Au ministère du Transport, aucune décision n’a été prise pour améliorer la situation à tel point que les employés, qui ont réfréné leur rancœur depuis la nomination du ministre, ont commencé à montrer des signes d’impatience. Résultat, le ministre qui n’a pas été bien briefé par les conseillers qu’il avait amenés avec lui, s’est décidé à reprendre à son service un retraité, ancien PDG de la SNCFT sous Ben Ali, un agent de voyage et nommer un enfant de la maison en tant que secrétaire général.
Dans l’attente, les questions capitales restent en plan comme celle se rapportant au transport portuaire devenu la plaie pour les exportateurs importateurs du pays.
Presque tous les ministères ont été touchés par les nominations, mutations, remplacements comme si dans la situation actuelle du pays, c’était la première des urgences.

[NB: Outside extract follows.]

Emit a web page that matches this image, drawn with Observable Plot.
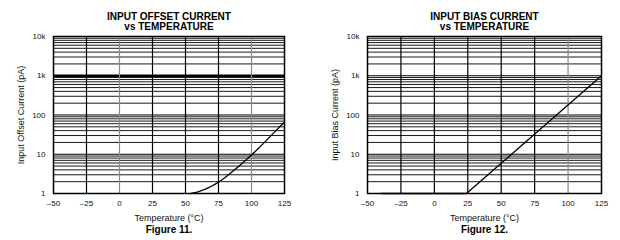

Rassurer et impliquer les cadres administratifs et les fonctionnaires qui sont la pierre angulaire du pays, cela paraît presque dérisoire alors que c’est grâce à eux que nos institutions ont pu tenir et notre quotidien a été géré. «Dans notre ministère (celui de la Justice) chacun se tient à carreau et se fait petit, car il ne sait pas s’il sera concerné ou non par “la campagne d’assainissement de l’Administration’’. J’ai bien peur que ce que nous vivons aujourd’hui ressemble au coup d’Etat institutionnel, réalisé en douce, justifié par l’arrivée d’une nouvelle équipe dirigeante mais visant à neutraliser les compétences administratives qui ont assez souffert auparavant de ne pouvoir exercer pleinement leurs talents et les remplacer par les fidèles de la Troïka. J’ai peur pour mon pays», s’inquiète un haut cadre au ministère de la Justice.
Pendant ce temps, on ne parle pas encore clairement du programme de réforme administrative… «La Tunisie est notre pays et nous la servirons comme nous l’avons fait indépendamment des personnes. Nous servons des institutions et notre peuple et non les ministres même s’ils y restent des décennies. D’ailleurs l’histoire nous apprend que rien n’est éternel, et celle plus récente dans notre pays nous conforte encore plus dans cette idée. Je suis choqué lorsque j’entends les nouveaux arrivés nous dénigrer et nous traiter comme des moins que rien. Nous avons toutes les compétences et les qualifications pour assurer. Nous aurions pu travailler dans le privé et gagner beaucoup plus d’argent, nous avons choisi d’être ici, ce n’est pas pour être maltraités ou sous-estimés», déplore un directeur général au ministère de l’Enseignement supérieur.
Loin des couloirs des ministères, l’image la plus frappante, ou la plus dangereuse peut-être, c’est celle de ces milices d’Ennahdha qui se trouvent dans l’esplanade face au Premier ministère, bien gardé, en principe par notre police nationale. C’est ce que faisaient les milices du Hamas en Palestine avant de regagner le corps réglementaire des forces de l’ordre. Des informations non confirmées disent que le parti majoritaire et légitime serait en train de se préparer à injecter entre 10.000 et 16.000 miliciens dans le corps de la police nationale. Espérons que ce ne sont que des rumeurs malveillantes.